TASK TO COMPLETE. Quote the listing below word for word, stopping after the line that contains "pulse_bot = [-0.39, -0.39, -0.86, -0.42, -0.89]".

MATERIAL PROVIDED.
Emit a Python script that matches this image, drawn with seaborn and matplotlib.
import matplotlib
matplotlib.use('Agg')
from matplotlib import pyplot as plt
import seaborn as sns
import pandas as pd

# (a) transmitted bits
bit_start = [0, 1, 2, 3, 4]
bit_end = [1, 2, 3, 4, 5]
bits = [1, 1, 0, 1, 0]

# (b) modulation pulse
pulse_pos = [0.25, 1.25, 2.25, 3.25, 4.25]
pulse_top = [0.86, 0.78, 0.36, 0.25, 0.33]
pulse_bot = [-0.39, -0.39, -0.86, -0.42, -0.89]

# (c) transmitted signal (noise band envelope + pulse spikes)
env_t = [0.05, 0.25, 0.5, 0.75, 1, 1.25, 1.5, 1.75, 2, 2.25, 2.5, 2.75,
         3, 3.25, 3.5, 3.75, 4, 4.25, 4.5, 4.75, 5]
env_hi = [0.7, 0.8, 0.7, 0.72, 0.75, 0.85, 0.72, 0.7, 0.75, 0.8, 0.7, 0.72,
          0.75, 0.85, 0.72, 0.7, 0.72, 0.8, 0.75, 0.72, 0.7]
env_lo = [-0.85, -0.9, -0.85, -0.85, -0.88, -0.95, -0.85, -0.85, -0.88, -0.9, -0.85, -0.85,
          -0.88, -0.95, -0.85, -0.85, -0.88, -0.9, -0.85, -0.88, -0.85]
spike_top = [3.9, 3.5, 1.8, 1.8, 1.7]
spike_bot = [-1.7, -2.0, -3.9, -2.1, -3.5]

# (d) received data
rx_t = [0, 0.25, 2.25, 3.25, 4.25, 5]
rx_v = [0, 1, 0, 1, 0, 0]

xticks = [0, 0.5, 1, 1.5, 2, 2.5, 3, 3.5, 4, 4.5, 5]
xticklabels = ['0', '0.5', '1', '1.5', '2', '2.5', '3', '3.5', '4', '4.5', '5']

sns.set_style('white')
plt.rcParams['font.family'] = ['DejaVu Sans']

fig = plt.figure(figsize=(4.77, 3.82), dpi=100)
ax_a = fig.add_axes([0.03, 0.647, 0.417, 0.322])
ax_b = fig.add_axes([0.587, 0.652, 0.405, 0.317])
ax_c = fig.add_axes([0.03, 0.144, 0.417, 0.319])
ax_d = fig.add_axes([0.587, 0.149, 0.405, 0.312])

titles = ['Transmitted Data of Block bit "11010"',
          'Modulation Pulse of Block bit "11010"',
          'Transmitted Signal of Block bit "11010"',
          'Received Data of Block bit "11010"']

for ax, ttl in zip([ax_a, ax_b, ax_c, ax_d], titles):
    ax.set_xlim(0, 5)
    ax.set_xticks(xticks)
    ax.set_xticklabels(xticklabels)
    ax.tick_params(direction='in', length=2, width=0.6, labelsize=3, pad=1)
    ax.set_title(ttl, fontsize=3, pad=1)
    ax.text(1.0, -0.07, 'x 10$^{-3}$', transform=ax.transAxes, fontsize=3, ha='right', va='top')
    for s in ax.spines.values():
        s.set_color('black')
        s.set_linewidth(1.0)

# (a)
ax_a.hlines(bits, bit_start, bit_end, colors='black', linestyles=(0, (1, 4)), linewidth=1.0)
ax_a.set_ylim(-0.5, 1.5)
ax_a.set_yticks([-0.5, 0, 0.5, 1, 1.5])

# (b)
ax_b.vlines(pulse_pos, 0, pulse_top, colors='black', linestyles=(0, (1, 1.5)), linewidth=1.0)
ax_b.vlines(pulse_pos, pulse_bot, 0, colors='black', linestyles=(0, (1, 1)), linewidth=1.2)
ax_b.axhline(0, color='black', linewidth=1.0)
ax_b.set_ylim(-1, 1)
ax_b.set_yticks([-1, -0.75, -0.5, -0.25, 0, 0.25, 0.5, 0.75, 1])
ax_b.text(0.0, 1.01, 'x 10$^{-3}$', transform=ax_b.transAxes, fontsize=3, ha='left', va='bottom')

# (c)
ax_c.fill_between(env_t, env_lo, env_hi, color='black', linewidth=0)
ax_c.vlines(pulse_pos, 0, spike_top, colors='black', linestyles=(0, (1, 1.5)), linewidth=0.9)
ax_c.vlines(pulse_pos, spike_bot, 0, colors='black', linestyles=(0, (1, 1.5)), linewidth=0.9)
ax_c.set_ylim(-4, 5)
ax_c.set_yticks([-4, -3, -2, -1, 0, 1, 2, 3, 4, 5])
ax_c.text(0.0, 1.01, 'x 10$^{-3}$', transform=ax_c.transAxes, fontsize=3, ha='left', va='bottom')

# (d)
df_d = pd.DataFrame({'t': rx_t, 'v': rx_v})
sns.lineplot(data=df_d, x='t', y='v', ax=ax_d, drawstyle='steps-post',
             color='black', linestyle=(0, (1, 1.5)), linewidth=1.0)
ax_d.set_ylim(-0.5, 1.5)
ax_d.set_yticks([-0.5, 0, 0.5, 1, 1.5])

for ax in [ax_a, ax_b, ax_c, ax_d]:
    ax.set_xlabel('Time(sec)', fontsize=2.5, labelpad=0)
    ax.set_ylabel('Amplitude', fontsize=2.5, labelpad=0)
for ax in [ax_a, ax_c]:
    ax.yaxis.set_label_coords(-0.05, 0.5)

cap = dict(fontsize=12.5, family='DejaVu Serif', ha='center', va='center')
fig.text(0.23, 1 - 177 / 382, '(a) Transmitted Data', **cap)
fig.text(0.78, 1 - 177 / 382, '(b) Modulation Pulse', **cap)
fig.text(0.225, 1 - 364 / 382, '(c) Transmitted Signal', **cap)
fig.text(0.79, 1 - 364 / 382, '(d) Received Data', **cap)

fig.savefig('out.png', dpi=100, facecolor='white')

RESPONSE BELOW.
Emit a Python script that matches this image, drawn with seaborn and matplotlib.
import matplotlib
matplotlib.use('Agg')
from matplotlib import pyplot as plt
import seaborn as sns
import pandas as pd

# (a) transmitted bits
bit_start = [0, 1, 2, 3, 4]
bit_end = [1, 2, 3, 4, 5]
bits = [1, 1, 0, 1, 0]

# (b) modulation pulse
pulse_pos = [0.25, 1.25, 2.25, 3.25, 4.25]
pulse_top = [0.86, 0.78, 0.36, 0.25, 0.33]
pulse_bot = [-0.39, -0.39, -0.86, -0.42, -0.89]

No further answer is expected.